Leave out the pictures and repeat the rest of the material exactly.

---------- Exercise inputs

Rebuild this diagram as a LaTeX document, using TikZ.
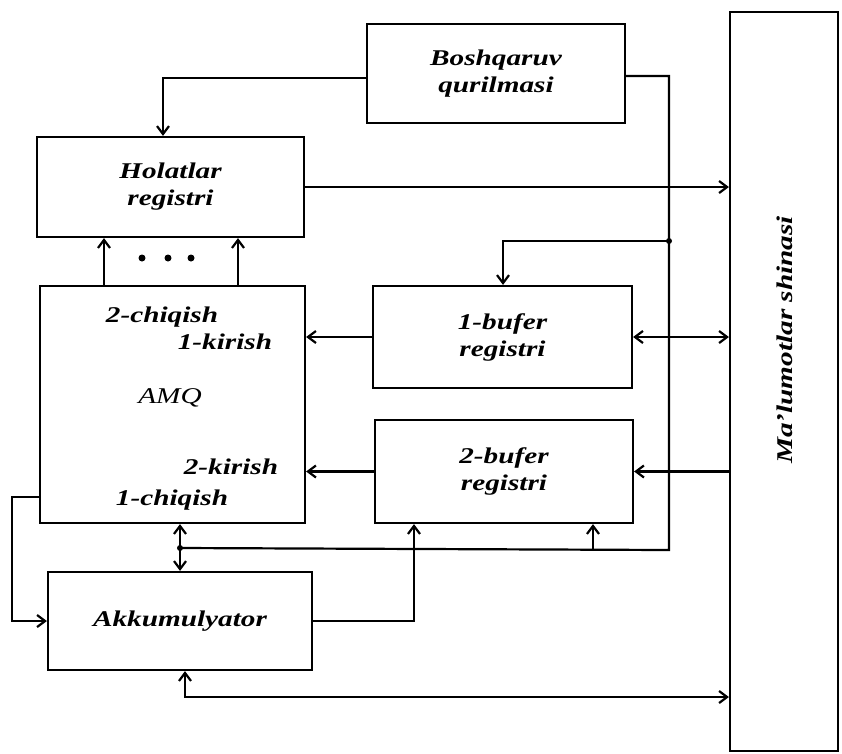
\documentclass[tikz,border=0pt]{standalone}
\usepackage{fontspec}
\setmainfont{Liberation Serif}[FakeStretch=1.3]
\usetikzlibrary{arrows.meta}
\begin{document}
\begin{tikzpicture}[x=1pt,y=-1pt,
  line width=2.2pt,
  box/.style={draw,rectangle,inner sep=0pt,align=center,
    font=\fontsize{22.5}{27}\selectfont\bfseries\itshape},
  lbl/.style={inner sep=0pt,font=\fontsize{22.5}{27}\selectfont\bfseries\itshape},
  arr/.style={-{Straight Barb[length=8pt,width=12pt,line width=2.2pt]}},
  arrb/.style={{Straight Barb[length=8pt,width=12pt,line width=2.2pt]}-{Straight Barb[length=8pt,width=12pt,line width=2.2pt]}},
  jdot/.style={circle,fill,inner sep=0pt,minimum size=6pt}]
\useasboundingbox (0,0) rectangle (842,753);
% boxes
\node[box,minimum width=258pt,minimum height=99pt] (bq) at (496,73.5) {Boshqaruv\\qurilmasi};
\node[box,minimum width=267pt,minimum height=100pt] (hol) at (170.5,187) {Holatlar\\registri};
\node[box,minimum width=265pt,minimum height=237pt] (amq) at (172.5,404.5) {};
\node[box,minimum width=259pt,minimum height=102pt] (buf1) at (502.5,337) {1-bufer\\registri};
\node[box,minimum width=258pt,minimum height=103pt] (buf2) at (504,471.5) {2-bufer\\registri};
\node[box,minimum width=264pt,minimum height=98pt] (akk) at (180,621) {Akkumulyator};
\node[box,minimum width=108pt,minimum height=739pt] (bus) at (784,381.5) {};
\node[lbl,rotate=90] (busl) at (785,340) {Ma'lumotlar shinasi};
% AMQ labels
\node[lbl] (l2c) at (162,317) {2-chiqish};
\node[lbl] (l1k) at (225,342) {1-kirish};
\node[inner sep=0pt,font=\fontsize{22.5}{27}\selectfont\itshape] (lamq) at (170,398) {AMQ};
\node[lbl] (l2k) at (231,467) {2-kirish};
\node[lbl] (l1c) at (172,500) {1-chiqish};
% dots between AMQ and Holatlar
\node[jdot,minimum size=7pt] (d1) at (142,258) {};
\node[jdot,minimum size=7pt] (d2) at (168,258) {};
\node[jdot,minimum size=7pt] (d3) at (191,258) {};
% coordinates
\coordinate (c1) at (163,78);
\coordinate (k) at (669,76);
\coordinate (j1) at (669,241);
\coordinate (kb) at (669,550);
\coordinate (ja) at (180,548);
\coordinate (jb) at (593,550);
\coordinate (b1t) at (503,241);
\coordinate (u1) at (104,0);
\coordinate (u2) at (238,0);
\coordinate (a2) at (414,619);
\coordinate (l1) at (12,497);
\coordinate (b0) at (185,697);
% connectors
\draw[arr] (c1 -| bq.west) -- (c1) -- (c1 |- hol.north);
\draw (k -| bq.east) -- (k) -- (kb) -- (ja);
\draw[arr] (j1) -- (b1t) -- (b1t |- buf1.north);
\draw[arr] (jb) -- (jb |- buf2.south);
\draw[arrb] (ja |- amq.south) -- (ja |- akk.north);
\node[jdot] at (j1) {};
\node[jdot] at (ja) {};
\draw[arr] (hol.east) -- (hol.east -| bus.west);
\draw[arr] (u1 |- amq.north) -- (u1 |- hol.south);
\draw[arr] (u2 |- amq.north) -- (u2 |- hol.south);
\draw[arr] (buf1.west) -- (buf1.west -| amq.east);
\draw[arrb] (buf1.east) -- (buf1.east -| bus.west);
\draw[arr] (buf2.east -| bus.west) -- (buf2.east);
\draw[arr] (buf2.west) -- (buf2.west -| amq.east);
\draw[arr] (akk.east) -| (a2 |- buf2.south);
\draw[arr] (l1 -| amq.west) -- (l1) |- (akk.west);
\draw[arrb] (b0 |- akk.south) -- (b0) -- (b0 -| bus.west);
\end{tikzpicture}
\end{document}
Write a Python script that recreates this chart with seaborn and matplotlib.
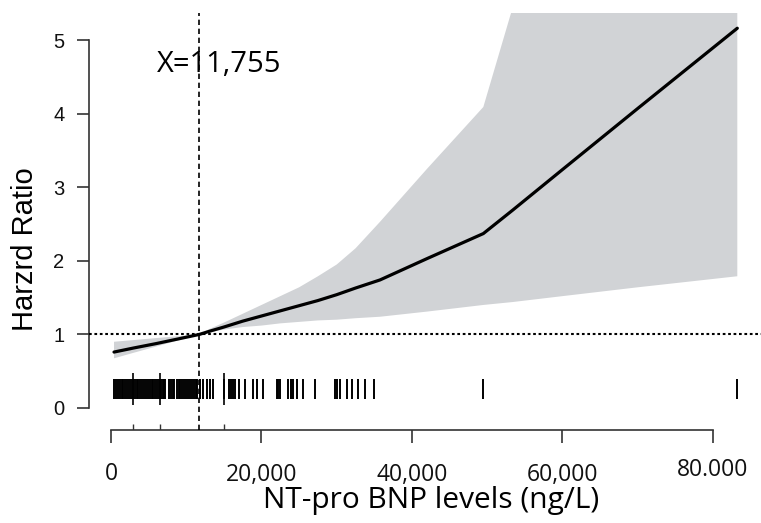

--------------------

# Exercise output
Rebuild this diagram as a LaTeX document, using TikZ.
\documentclass[tikz,border=0pt]{standalone}
\usepackage{fontspec}
\setmainfont{Liberation Serif}[FakeStretch=1.3]
\usetikzlibrary{arrows.meta}
\begin{document}
\begin{tikzpicture}[x=1pt,y=-1pt,
  line width=2.2pt,
  box/.style={draw,rectangle,inner sep=0pt,align=center,
    font=\fontsize{22.5}{27}\selectfont\bfseries\itshape},
  lbl/.style={inner sep=0pt,font=\fontsize{22.5}{27}\selectfont\bfseries\itshape},
  arr/.style={-{Straight Barb[length=8pt,width=12pt,line width=2.2pt]}},
  arrb/.style={{Straight Barb[length=8pt,width=12pt,line width=2.2pt]}-{Straight Barb[length=8pt,width=12pt,line width=2.2pt]}},
  jdot/.style={circle,fill,inner sep=0pt,minimum size=6pt}]
\useasboundingbox (0,0) rectangle (842,753);
% boxes
\node[box,minimum width=258pt,minimum height=99pt] (bq) at (496,73.5) {Boshqaruv\\qurilmasi};
\node[box,minimum width=267pt,minimum height=100pt] (hol) at (170.5,187) {Holatlar\\registri};
\node[box,minimum width=265pt,minimum height=237pt] (amq) at (172.5,404.5) {};
\node[box,minimum width=259pt,minimum height=102pt] (buf1) at (502.5,337) {1-bufer\\registri};
\node[box,minimum width=258pt,minimum height=103pt] (buf2) at (504,471.5) {2-bufer\\registri};
\node[box,minimum width=264pt,minimum height=98pt] (akk) at (180,621) {Akkumulyator};
\node[box,minimum width=108pt,minimum height=739pt] (bus) at (784,381.5) {};
\node[lbl,rotate=90] (busl) at (785,340) {Ma'lumotlar shinasi};
% AMQ labels
\node[lbl] (l2c) at (162,317) {2-chiqish};
\node[lbl] (l1k) at (225,342) {1-kirish};
\node[inner sep=0pt,font=\fontsize{22.5}{27}\selectfont\itshape] (lamq) at (170,398) {AMQ};
\node[lbl] (l2k) at (231,467) {2-kirish};
\node[lbl] (l1c) at (172,500) {1-chiqish};
% dots between AMQ and Holatlar
\node[jdot,minimum size=7pt] (d1) at (142,258) {};
\node[jdot,minimum size=7pt] (d2) at (168,258) {};
\node[jdot,minimum size=7pt] (d3) at (191,258) {};
% coordinates
\coordinate (c1) at (163,78);
\coordinate (k) at (669,76);
\coordinate (j1) at (669,241);
\coordinate (kb) at (669,550);
\coordinate (ja) at (180,548);
\coordinate (jb) at (593,550);
\coordinate (b1t) at (503,241);
\coordinate (u1) at (104,0);
\coordinate (u2) at (238,0);
\coordinate (a2) at (414,619);
\coordinate (l1) at (12,497);
\coordinate (b0) at (185,697);
% connectors
\draw[arr] (c1 -| bq.west) -- (c1) -- (c1 |- hol.north);
\draw (k -| bq.east) -- (k) -- (kb) -- (ja);
\draw[arr] (j1) -- (b1t) -- (b1t |- buf1.north);
\draw[arr] (jb) -- (jb |- buf2.south);
\draw[arrb] (ja |- amq.south) -- (ja |- akk.north);
\node[jdot] at (j1) {};
\node[jdot] at (ja) {};
\draw[arr] (hol.east) -- (hol.east -| bus.west);
\draw[arr] (u1 |- amq.north) -- (u1 |- hol.south);
\draw[arr] (u2 |- amq.north) -- (u2 |- hol.south);
\draw[arr] (buf1.west) -- (buf1.west -| amq.east);
\draw[arrb] (buf1.east) -- (buf1.east -| bus.west);
\draw[arr] (buf2.east -| bus.west) -- (buf2.east);
\draw[arr] (buf2.west) -- (buf2.west -| amq.east);
\draw[arr] (akk.east) -| (a2 |- buf2.south);
\draw[arr] (l1 -| amq.west) -- (l1) |- (akk.west);
\draw[arrb] (b0 |- akk.south) -- (b0) -- (b0 -| bus.west);
\end{tikzpicture}
\end{document}
Write a Python script that recreates this chart with seaborn and matplotlib.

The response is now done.